Menudo festín para los heraldos del apocalipsis y acojonadores compulsivos en general. Según el FMI, la economía española se va a pegar en 2013 un morrón todavía mayor que el de este año. Sobre 105 estados, este del que somos súbditos por imperativo ocupa el puesto 104 en el cuadro de crecimiento mundial. Sólo Grecia, ese infierno en la tierra, saca peores notas. En los puestos inmediatamente anteriores del pelotón de los torpes, Portugal, Chipre, Italia y Eslovenia, cuyas cifras vienen precedidas de un vergonzante signo negativo. Vengan unas orejas de burro y una motosierra para seguir recortando derechos a los zotes del planeta.

¿No sienten curiosidad por saber quiénes son los alumnos aplicados, el espejo donde debería mirarse la escoria internacional a la que pertenecemos? Pues vénganse a la parte alta del gráfico y admírense del pedazo 15,7% que va a crecer Mongolia, del 14,7 que medrará Irak o del 11 de escalada que le aguarda a Paraguay. Son los supercampeones del PIB ascendente. Tras ellos vienen Kirguistán, Mozambique, China, la República Democrática del Congo, Ghana, Turkmenistán y Costa de Marfil. Ya ven qué curioso.
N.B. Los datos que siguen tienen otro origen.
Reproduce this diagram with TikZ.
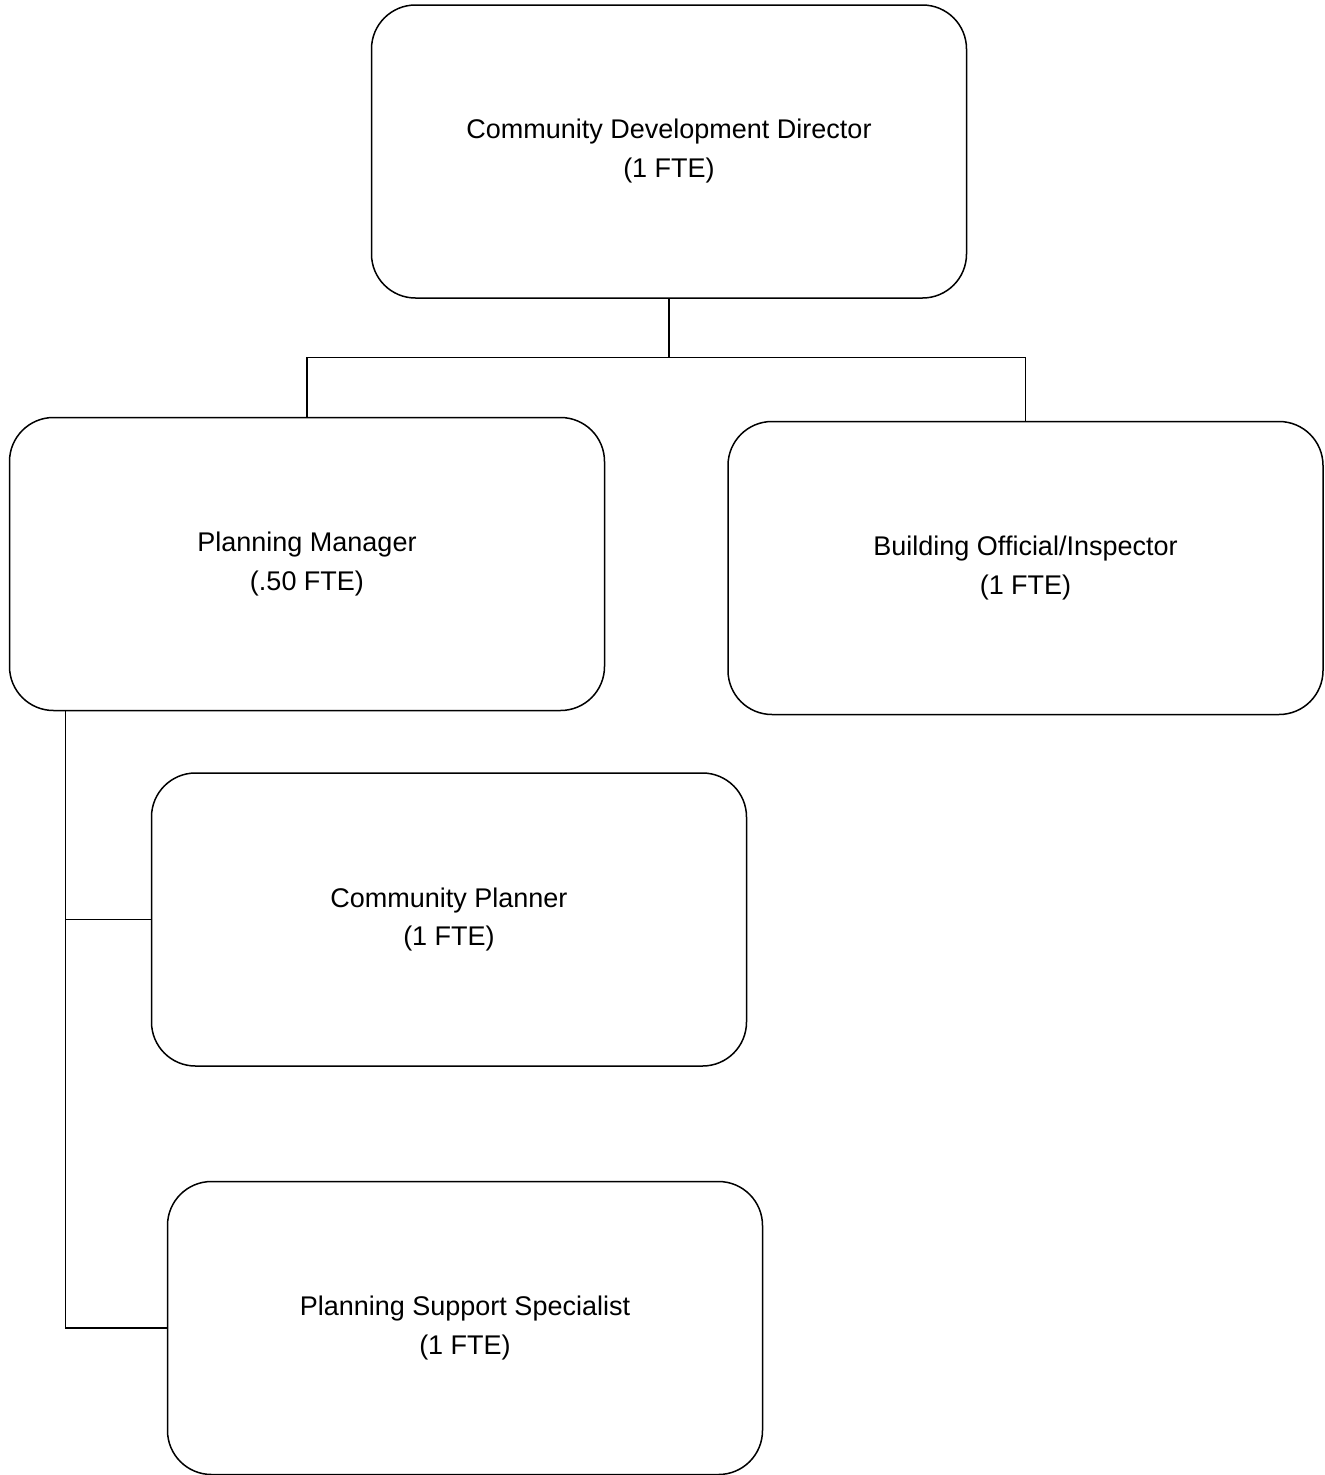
\documentclass[tikz,border=0pt]{standalone}
\usepackage{fontspec}
\setmainfont{Liberation Sans}
\usetikzlibrary{calc}
\begin{document}
\begin{tikzpicture}[x=1pt,y=-1pt,
  post/.style={draw=black, line width=1.5pt, rounded corners=44pt,
    minimum width=595pt, minimum height=293pt, inner sep=0pt,
    align=center, font=\fontsize{27}{39}\selectfont},
  link/.style={draw=black, line width=1.4pt}]
  \useasboundingbox (0,0) rectangle (1325,1475);

  % positions
  \node[post] (dir) at (669,151.5) {Community Development Director\\(1 FTE)};
  \node[post] (pm)  at (307,564)   {Planning Manager\\(.50 FTE)};
  \node[post] (bo)  at (1025.5,568) {Building Official/Inspector\\(1 FTE)};
  \node[post] (cp)  at (449,919.5) {Community Planner\\(1 FTE)};
  \node[post] (pss) at (465,1328)  {Planning Support Specialist\\(1 FTE)};

  % director to its two direct reports
  \coordinate (bus) at ($(dir.south)+(0,59)$);
  \draw[link] (dir.south) -- (bus);
  \draw[link] (pm.north) |- (bus) -| (bo.north);

  % planning manager to planning staff
  \coordinate (spine) at ($(pm.south west)+(57,0)$);
  \draw[link] (spine) |- (cp.west);
  \draw[link] (spine) |- (pss.west);
\end{tikzpicture}
\end{document}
Con alguna leve salvedad, los Cuarenta Principales de la supuesta prosperidad son todos esos países de los que generalmente sabemos por sus guerras, hambrunas, matanzas de civiles indefensos, mafias instaladas en el poder, conculcaciones de derechos a tutiplén y, en general, injusticias sociales sin cuento.

Conclusión: cuando Lagarde y el resto de los señoritingos del FMI hablan de crecimiento, en realidad quieren decir desigualdad extrema, explotación impúdica y regreso a la edad media. El capitalismo cabrón del siglo XIX se antoja un paraíso en comparación con los modelos propuestos. Para dar el estirón y salir guapos en sus clasificaciones de comportamiento económico ejemplar hay que comer sin rechistar toda esa mierda doctrinal. ¿Estamos dispuestos a hacerlo?